First of all, Ballmer is another Harvard graduate, unlike his pal Bill Gates, who dropped out of Harvard...although Ballmer did drop out of the Stanford MBA program. It's debatable whether anybody would call either of those two guys an "intellectual", whatever that means these days. Scott McNealy is also a Harvard grad and Stanford MBA. You're drawing distinctions between members of the same elite-private-school and Ivy-educated CEO club based not on scholarly work they may or may not have done, but rather on their perceived success at their jobs and how much you like their personal styles. Because "intellectually", all these guys mentioned above are peas in a pod. You don't even know what the word means. When you say "intellectual", you mean "snob". You mean "elitist", another word that's thrown around a ridiculous amount these days.

Schwartz is a wannabee intellectual but a highly genuine snob. In fact he's not an Ivy grad, having come out of the quite snooty but less prestigious "little Ivy" Wesleyan U in Connecticut before becoming a McKinsey consultant.

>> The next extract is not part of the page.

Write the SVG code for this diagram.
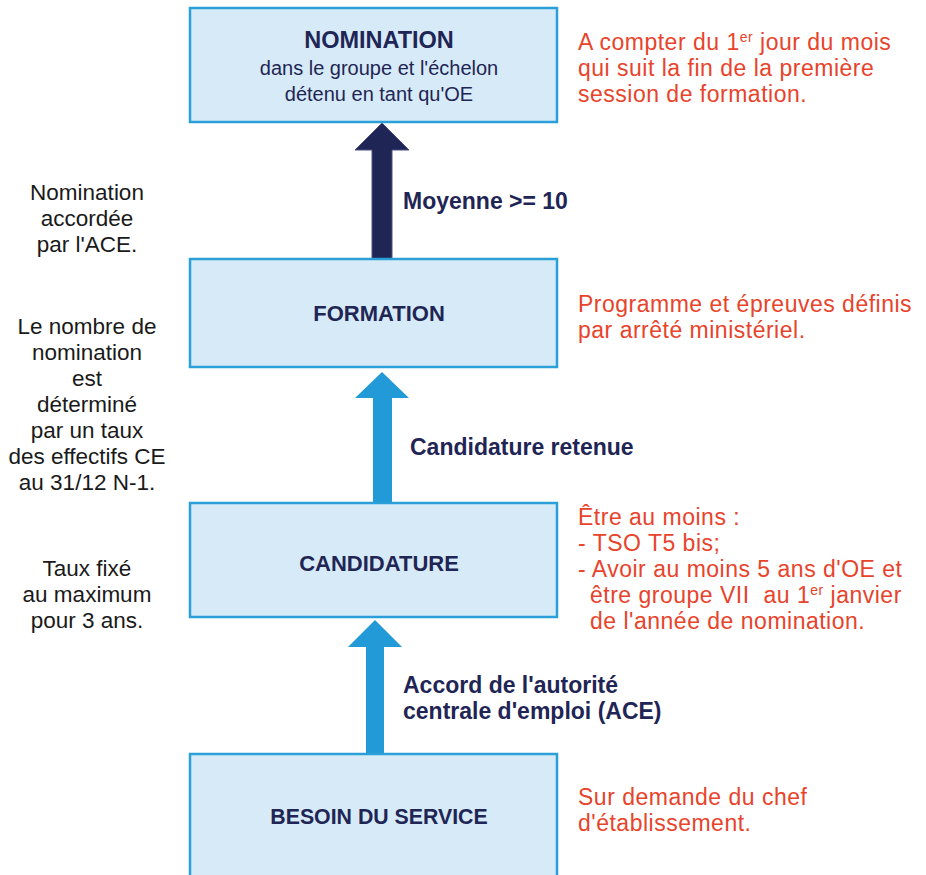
<svg xmlns="http://www.w3.org/2000/svg" width="926" height="875" viewBox="0 0 926 875">
<style>
.box{fill:#d6ebf7;stroke:#2a9fd8;stroke-width:2.5}
.title{font-family:"Liberation Sans",Arial,sans-serif;font-weight:bold;font-size:22px;fill:#1f2555;text-anchor:middle}
.sub{font-family:"Liberation Sans",Arial,sans-serif;font-size:20px;fill:#1f2555;text-anchor:middle}
.lbl{font-family:"Liberation Sans",Arial,sans-serif;font-weight:bold;font-size:23px;fill:#1f2555}
.red{font-family:"Liberation Sans",Arial,sans-serif;font-size:23px;letter-spacing:0.5px;fill:#e8432b}
.left{font-family:"Liberation Sans",Arial,sans-serif;font-size:22.5px;fill:#1a1a1a;text-anchor:middle}
.sup{font-size:14px}
</style>
<rect width="926" height="875" fill="#ffffff"/>
<g id="connectors">
<polygon points="382,123 409,150 392,150 392,259 372,259 372,150 355,150" fill="#1f2555" stroke="#4a5080" stroke-width="1"/>
<polygon points="382,372 409,398 392,398 392,503 373,503 373,398 355,398" fill="#219ad7"/>
<polygon points="375,620 402,647 384,647 384,754 366,754 366,647 348,647" fill="#219ad7"/>
<text class="lbl" x="403" y="209">Moyenne &gt;= 10</text>
<text class="lbl" x="410" y="455">Candidature retenue</text>
<text class="lbl" x="403" y="693">Accord de l'autorité</text>
<text class="lbl" x="403" y="719">centrale d'emploi (ACE)</text>
</g>
<g id="nomination">
<rect class="box" x="190" y="8" width="367" height="114"/>
<text class="title" x="379" y="48" style="font-size:23.5px">NOMINATION</text>
<text class="sub" x="379" y="75">dans le groupe et l'échelon</text>
<text class="sub" x="379" y="101">détenu en tant qu'OE</text>
</g>
<g id="formation">
<rect class="box" x="190" y="259" width="367" height="108"/>
<text class="title" x="379" y="321">FORMATION</text>
</g>
<g id="candidature">
<rect class="box" x="190" y="503" width="367" height="114"/>
<text class="title" x="379" y="571">CANDIDATURE</text>
</g>
<g id="besoin">
<rect class="box" x="190" y="754" width="367" height="130"/>
<text class="title" x="379" y="824" style="font-size:21.3px">BESOIN DU SERVICE</text>
</g>
<g id="notes-right">
<text class="red" x="578" y="50">A compter du 1<tspan class="sup" dy="-8">er</tspan><tspan dy="8"> jour du mois</tspan></text>
<text class="red" x="578" y="76">qui suit la fin de la première</text>
<text class="red" x="578" y="102">session de formation.</text>
<text class="red" x="578" y="312">Programme et épreuves définis</text>
<text class="red" x="578" y="338">par arrêté ministériel.</text>
<text class="red" x="578" y="525">Être au moins :</text>
<text class="red" x="578" y="551">- TSO T5 bis;</text>
<text class="red" x="578" y="577">- Avoir au moins 5 ans d'OE et</text>
<text class="red" x="590" y="603" xml:space="preserve">être groupe VII  au 1<tspan class="sup" dy="-8">er</tspan><tspan dy="8"> janvier</tspan></text>
<text class="red" x="590" y="629">de l'année de nomination.</text>
<text class="red" x="578" y="805">Sur demande du chef</text>
<text class="red" x="578" y="831">d'établissement.</text>
</g>
<g id="notes-left">
<text class="left" x="87" y="200">Nomination</text>
<text class="left" x="87" y="226">accordée</text>
<text class="left" x="87" y="252">par l'ACE.</text>
<text class="left" x="87" y="334">Le nombre de</text>
<text class="left" x="87" y="360">nomination</text>
<text class="left" x="87" y="386">est</text>
<text class="left" x="87" y="412">déterminé</text>
<text class="left" x="87" y="438">par un taux</text>
<text class="left" x="87" y="464">des effectifs CE</text>
<text class="left" x="87" y="490">au 31/12 N-1.</text>
<text class="left" x="87" y="576">Taux fixé</text>
<text class="left" x="87" y="602">au maximum</text>
<text class="left" x="87" y="628">pour 3 ans.</text>
</g>
</svg>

Bush is not in the same league as any of those guys. He got into Yale and Harvard the old-fashioned way (which was only a little different from the current way), i.e., not through merit or intellect but rather based on connections and coming from a "good family" (and by his own admission slept through most of his Yale experience except for the parties and football games.) Bush comes from one of America's most established political families and is most definitely a consummate elitist and a super snob. He is definitely not a guy who hobnobs with Joe the Plumber at back-yard barbecues even though that's what Karl Rove taught you to believe. It's just that, elitist or not, he's good enough at putting-on a phony home-spun front as a politician that he makes a lot of people comfortable enough to elect him president. We can see the result of eight years of that mess...it's falling in pieces all around us.

The anti-intellectualism you espouse is not new by any means, in the U.S. or in Europe. It's always been around but its Fox-News brainless ascendancy right now is another sad sign of an empire in decline.

What matters isn't whether people are "intellectual" or not. It's whether they're smart (not at all the same thing as "intellectual"), competent and, above all, honest.